Aldridge testified that the only image in use during his time at ACE (from November 2015
through January 2017, id. at 57) was one created by Jose Rubio. Id. at 63-64. Rubio worked for
ACE’s sister company, Academic Partnerships, to which ACE originally contracted its IT
functions. Id. at 49, 63. Edward McGory, vice president of information technology at Higher
Education Holdings (as noted, ACE’s holding company), testified that because Rubio created the
image, his profile appeared on any computer configured using that image unless the profile was
manually deleted. Id. at 191. Accordingly, McGory explained, the appearance of Rubio’s
profile on a laptop does not necessarily mean that Rubio accessed the device. Ibid.
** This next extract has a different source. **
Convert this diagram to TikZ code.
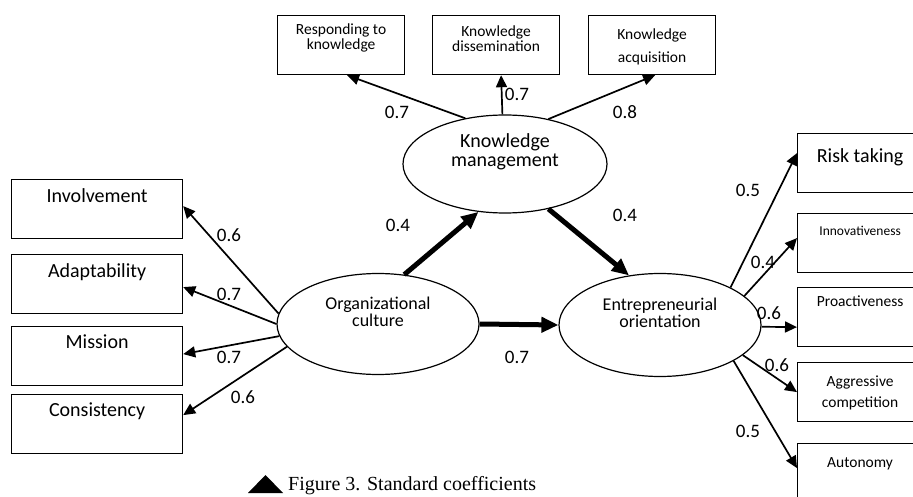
\documentclass[tikz,border=0pt]{standalone}
\usepackage{fontspec}
\setmainfont{Carlito}
\newfontfamily\capfont{Liberation Serif}
\usetikzlibrary{shapes,arrows.meta}

\tikzset{
  box/.style={draw, line width=1.2pt, anchor=north west, inner sep=0pt,
    minimum width=171pt, minimum height=59pt},
  topbox/.style={box, minimum width=127pt},
  rightbox/.style={box, minimum width=125pt},
  boxtext/.style={anchor=north, inner sep=0pt, align=center},
  construct/.style={draw, ellipse, line width=1.2pt, inner sep=0pt},
  constructtext/.style={inner sep=0pt, align=center, yshift=12pt},
  coef/.style={inner sep=0pt, font=\fontsize{19}{20}\selectfont},
  load/.style={-{Triangle[length=12pt,width=11pt]}, line width=1.7pt},
  effect/.style={-{Triangle[length=17pt,width=15pt]}, line width=5pt},
}

\begin{document}
\begin{tikzpicture}[x=1pt,y=-1pt]
\useasboundingbox (0,0) rectangle (913,497);
\fill[white] (0,0) rectangle (913,497);

% latent variables
\node[construct, minimum width=204pt, minimum height=98pt,
  label={[constructtext, font=\fontsize{20}{19}\selectfont]center:Knowledge\\management}] (km) at (505,164) {};
\node[construct, minimum width=202pt, minimum height=101pt,
  label={[constructtext, font=\fontsize{18}{17}\selectfont]center:Organizational\\culture}] (oc) at (378,324) {};
\node[construct, minimum width=202pt, minimum height=103pt,
  label={[constructtext, font=\fontsize{18}{17}\selectfont]center:Entrepreneurial\\orientation}] (eo) at (660,325) {};

% culture dimensions
\foreach \name/\ytop/\txt in {inv/179/Involvement, ada/254/Adaptability, mis/326/Mission, con/394/Consistency}
  \node[box, label={[boxtext, yshift=-9pt, font=\fontsize{20}{22}\selectfont]north:\txt}] (\name) at (11,\ytop) {};

% knowledge management dimensions
\node[topbox, label={[boxtext, yshift=-9pt, font=\fontsize{15.5}{13}\selectfont]north:Responding to\\knowledge}] (res) at (277,15) {};
\node[topbox, label={[boxtext, yshift=-11pt, font=\fontsize{15.5}{12}\selectfont]north:Knowledge\\dissemination}] (dis) at (432,15) {};
\node[topbox, label={[boxtext, yshift=-14pt, font=\fontsize{15.5}{23}\selectfont]north:Knowledge\\acquisition}] (acq) at (588,15) {};

% entrepreneurial orientation dimensions
\node[rightbox, label={[boxtext, yshift=-15pt, font=\fontsize{20}{22}\selectfont]north:Risk taking}] (risk) at (797,133) {};
\node[rightbox, label={[boxtext, yshift=-13pt, font=\fontsize{13.5}{15}\selectfont]north:Innovativeness}] (inn) at (797,213) {};
\node[rightbox, label={[boxtext, yshift=-9pt, font=\fontsize{15.5}{17}\selectfont]north:Proactiveness}] (pro) at (797,287) {};
\node[rightbox, label={[boxtext, yshift=-14pt, font=\fontsize{15.5}{21}\selectfont]north:Aggressive\\competition}] (agg) at (797,362) {};
\node[rightbox, label={[boxtext, yshift=-14pt, font=\fontsize{15.5}{17}\selectfont]north:Autonomy}] (aut) at (797,443) {};

% loadings
\draw[load] (oc.174) -- ([yshift=3pt]inv.east);
\draw[load] (oc.180) -- ([yshift=-3pt]ada.east);
\draw[load] (oc.187) -- ([yshift=2pt]mis.east);
\draw[load] (oc.194) -- ([yshift=9pt]con.east);

\draw[load] (km.131) -- ([xshift=6pt]res.south);
\draw[load] (km.93) -- ([xshift=5pt]dis.south);
\draw[load] (km.46) -- ([xshift=3pt]acq.south);

\draw[load] (eo.28) -- ([yshift=10pt]risk.west);
\draw[load] (eo.19) -- ([yshift=5pt]inn.west);
\draw[load] (eo.-1) -- ([yshift=-10pt]pro.west);
\draw[load] (eo.340) -- (agg.west);
\draw[load] (eo.334) -- ([yshift=5pt]aut.west);

% structural paths
\draw[effect] (oc.62) -- (km.241);
\draw[effect] (km.314) -- (eo.122);
\draw[effect] (oc.east) -- (eo.west);

% coefficients
\foreach \name/\x/\y/\val in {c1/229/235/0.6, c2/229/294/0.7, c3/229/357/0.7, c4/243/397/0.6,
  c5/397/112/0.7, c6/517/94/0.7, c7/625/112/0.8,
  c8/398/225/0.4, c9/625/215/0.4, c10/517/357/0.7,
  c11/748/190/0.5, c12/763/262/0.4, c13/769/313/0.6, c14/777/365/0.6, c15/748/431/0.5}
  \node[coef] (\name) at (\x,\y) {\val};

% caption
\fill (248,493) -- (265.5,475) -- (283,493) -- cycle;
\node[anchor=base west, inner sep=0pt, font=\capfont\fontsize{20}{22}\selectfont] (cap) at (288,490) {Figure 3. Standard coefficients};
\end{tikzpicture}
\end{document}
ACE began taking over its IT functions from Academic Partnerships in 2015 and
completed the migration sometime in 2016. Id. at 49-51. Aldridge testified that, as part of the
migration, ACE created a new image in mid-2016. Id. at 102-103. He testified that Jacob Carey
created the new ACE image and that he was not aware of Williams ever creating a new image.
Id. at 102-103, 106. Williams and his coworker Haynes, by contrast, testified that Williams
created a new image after the migration. Doc. 214 at 104, 140. Williams testified that he did so
by July or August 2015, when he first received the laptop he kept at home, and therefore that
Rubio’s profile was never on that device. Id. at 140-141.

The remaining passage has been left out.